The NPM (Node Package Manager) registry suffers from a security lapse called “manifest confusion,” which undermines the trustworthiness of packages and makes it possible for attackers to hide malware in dependencies or perform malicious script execution during installation.
NPM is a package manager for the JavaScript programming language and the default for the widely used Node.js environment. The package manager helps project owners automate the installation, upgrading, and configuration of software packages hosted on the “npm registry” database at npmjs.com.
In 2020, the platform was acquired by Microsoft through GitHub, and today, it is estimated that over 17 million software developers worldwide are using it, downloading 208 billion packages per month.
Darcy Clarke, a former GitHub engineer, has highlighted the manifest confusion problem in a write-up on his blog, explaining that despite his former employer knowing about the issue since at least November 2022, little has been done to address the associated risks.
The NPM registry is also immensely popular among developers as it contains a wide assortment of packages that can be used to extend an application’s features without requiring additional development work.
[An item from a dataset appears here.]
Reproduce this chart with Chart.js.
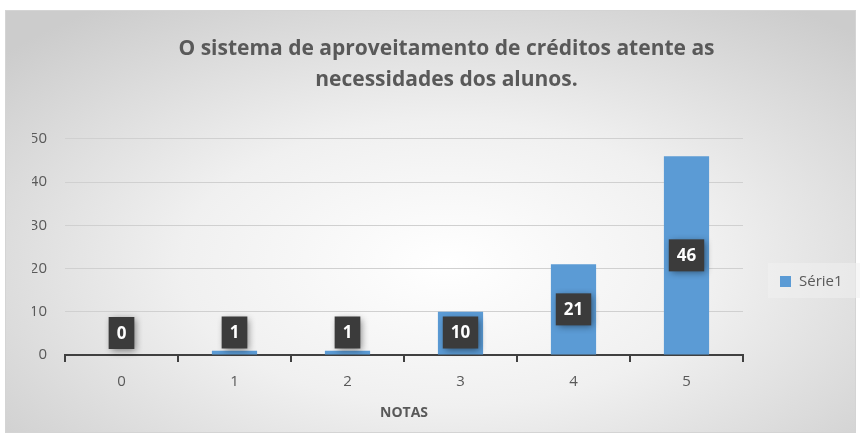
<!DOCTYPE html>
<html>
<head>
<meta charset="utf-8">
<script src="https://cdn.jsdelivr.net/npm/chart.js@4.4.1/dist/chart.umd.min.js"></script>
<style>
  html, body { margin: 0; padding: 0; background: #fff; }
  #wrap { position: relative; width: 861px; height: 439px; }
  #bg {
    position: absolute; left: 5px; top: 10px; width: 849px; height: 421px;
    border: 1px solid #d4d4d4;
    background: radial-gradient(ellipse 70% 75% at 52% 60%, #ffffff 0%, #f0f0f0 45%, #cccccc 100%);
  }
  canvas { position: absolute; left: 0; top: 0; }
</style>
</head>
<body>
<div id="wrap">
  <div id="bg"></div>
  <canvas id="chart" width="861" height="439"></canvas>
</div>
<script>
// --- data ---
const titleLines = ['O sistema de aproveitamento de créditos atente as', 'necessidades dos alunos.'];
const categories = ['0', '1', '2', '3', '4', '5'];
const seriesName = 'Série1';
const seriesValues = [0, 1, 1, 10, 21, 46];
const yTicks = [0, 10, 20, 30, 40, 50];

const barColor = '#5B9BD5';
const textColor = '#595959';

// dark value boxes, clamped so small bars still show the label above the axis
const valueBoxes = {
  id: 'valueBoxes',
  afterDatasetsDraw(chart) {
    const ctx = chart.ctx;
    const meta = chart.getDatasetMeta(0);
    ctx.save();
    ctx.font = 'bold 17px "Open Sans", sans-serif';
    meta.data.forEach((bar, i) => {
      const txt = String(seriesValues[i]);
      const w = ctx.measureText(txt).width + 16;
      const h = 32;
      let cy = (bar.y + bar.base) / 2;
      if (cy > bar.base - 22) cy = bar.base - 22;
      ctx.shadowColor = 'rgba(0,0,0,0.45)';
      ctx.shadowBlur = 7;
      ctx.shadowOffsetX = 2;
      ctx.shadowOffsetY = 2;
      ctx.fillStyle = '#3b3b3b';
      ctx.fillRect(bar.x - w / 2, cy - h / 2, w, h);
      ctx.shadowColor = 'transparent';
      ctx.fillStyle = '#ffffff';
      ctx.textAlign = 'center';
      ctx.textBaseline = 'middle';
      ctx.fillText(txt, bar.x, cy + 1);
    });
    ctx.restore();
  }
};

// legend on the right, like the spreadsheet one
const sideLegend = {
  id: 'sideLegend',
  afterDraw(chart) {
    const ctx = chart.ctx;
    ctx.save();
    ctx.fillStyle = 'rgba(240,240,240,0.55)';
    ctx.fillRect(768, 263, 92, 35);
    ctx.fillStyle = barColor;
    ctx.fillRect(780, 276, 11, 11);
    ctx.fillStyle = textColor;
    ctx.font = '15px "Open Sans", sans-serif';
    ctx.textBaseline = 'middle';
    ctx.textAlign = 'left';
    ctx.fillText(seriesName, 799, 282);
    ctx.restore();
  }
};

new Chart(document.getElementById('chart'), {
  type: 'bar',
  data: {
    labels: categories,
    datasets: [{
      label: seriesName,
      data: seriesValues,
      backgroundColor: barColor,
      borderWidth: 0,
      categoryPercentage: 1,
      barPercentage: 0.4
    }]
  },
  options: {
    responsive: false,
    animation: false,
    layout: { padding: { left: 32, right: 0, top: 0, bottom: 0 } },
    plugins: {
      legend: { display: false },
      tooltip: { enabled: false },
      title: {
        display: true,
        text: titleLines,
        color: textColor,
        font: { family: '"Open Sans", sans-serif', size: 21, weight: 'bold', lineHeight: 1.45 },
        padding: { top: 34, bottom: 44 }
      }
    },
    scales: {
      x: {
        offset: true,
        grid: { offset: true, drawOnChartArea: false, color: '#404040', lineWidth: 2, tickLength: 7 },
        border: { display: true, color: '#404040', width: 2 },
        ticks: { color: textColor, font: { family: '"Open Sans", sans-serif', size: 15 }, padding: 11 },
        title: {
          display: true, text: 'NOTAS', color: textColor,
          font: { family: '"Open Sans", sans-serif', size: 14, weight: 'bold' },
          padding: { top: 4, bottom: 18 }
        },
        afterFit(scale) { scale.height = 84; }
      },
      y: {
        min: 0, max: 50,
        afterBuildTicks(scale) { scale.ticks = yTicks.map(v => ({ value: v })); },
        grid: { color: '#d0d0d0', lineWidth: 1, drawTicks: false },
        border: { display: false },
        ticks: { color: textColor, font: { family: '"Open Sans", sans-serif', size: 15 }, padding: 18 },
        afterFit(scale) { scale.width = 33; }
      },
      // empty right-hand axis that keeps room for the legend
      side: {
        position: 'right',
        min: 0, max: 50,
        grid: { display: false },
        border: { display: false },
        ticks: { display: false },
        afterFit(scale) { scale.width = 118; }
      }
    }
  },
  plugins: [valueBoxes, sideLegend]
});
</script>
</body>
</html>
However, its popularity makes it a prime target for threat actors to distribute malicious packages to take over dev’s computers, steal credentials, or even deploy ransomware.
Manifest confusion
Manifest confusion occurs there is an inconsistency between a package’s manifest information presented on the npm registry and the actual ‘package.json’ file in the tarball of the published npm package used when the package is installed.
Both the manifest data submitted to NPM when publishing a package and the package.json contain information about the package name, version, and other metadata, such as scripts used in deployment, build dependencies, etc.
The two are submitted separately to the npm registry, and the platform does not validate if they match, so their data could differ, and no one would know unless they scrutinize their contents.
This allows a threat actor to modify the manifest data submitted with a new package to remove dependencies and scripts so that they do not appear in the NPM registry. However, these scripts and dependencies still exist in the package.json file and will be executed when the package is installed.
This “manifest confusion” is illustrated in the image below, showing that there are zero dependencies listed on NPM for Clarke’s proof-of-concept package, even though there are dependencies listed in the package.json.
The risks that arise from the “manifest confusion” inconsistency include cache poisoning, installation of unknown dependencies, execution of unknown scripts, and potentially also downgrade attacks.
“And to be clear, it’s not just hidden dependencies,” warned Socket CEO Feross Aboukhadijeh to BleepingComputer, who said their tools are not affected by this issue.
“Manifest confusion also allows an attacker to include hidden install scripts too. These hidden scripts and dependencies won’t show up on the npm website or in most security tools, even though they will be installed by the npm CLI.”
Unfortunately, the npm community and all major package managers, including npm@6, npm@9, yarn@1, and pnpm@7, are impacted by this problem.
Unfortunately, this leads to a lack of trust in the NPM Registry as the dependencies, version numbers, and even package names may not be accurate.
Instead, developers should manually read the package.json to determine version numbers, what dependencies will be installed, and what scripts will be executed.
Problem still unfixed
Clarke says GitHub has known about manifest confusion problems since at least 2022, and a bug report filed on the npm CLI’s GitHub repository concerning the node-canvas
package seems to confirm that.
The engineer submitted a detailed HackerOne report that presented examples of the problem on March 9, 2023.
On March 21, 2023, GitHub closed the ticket, responding that they were dealing with the issue internally. Still, they have yet to remediate the risks and have not communicated them to the npm community.
Clarke mentions that due to npm’s sheer size and the fact that it has been following this unsafe practice for many years, addressing this problem is far from trivial.
Until GitHub forges a plan to deal with manifest confusion on npm, Clarke suggests that authors and maintainers of packages remove the reliance on manifest data and instead source all metadata apart from the name and version from ‘package.json’ files that are less prone to manipulation.
Another protection measure would be to use a registry proxy between the package database and the npm client, which could implement additional checks and validations to ensure the consistency between the manifest data and the information in the package’s tarball.
BleepingComputer has contacted GitHub about the issue, and we will update this post as soon as we receive a response.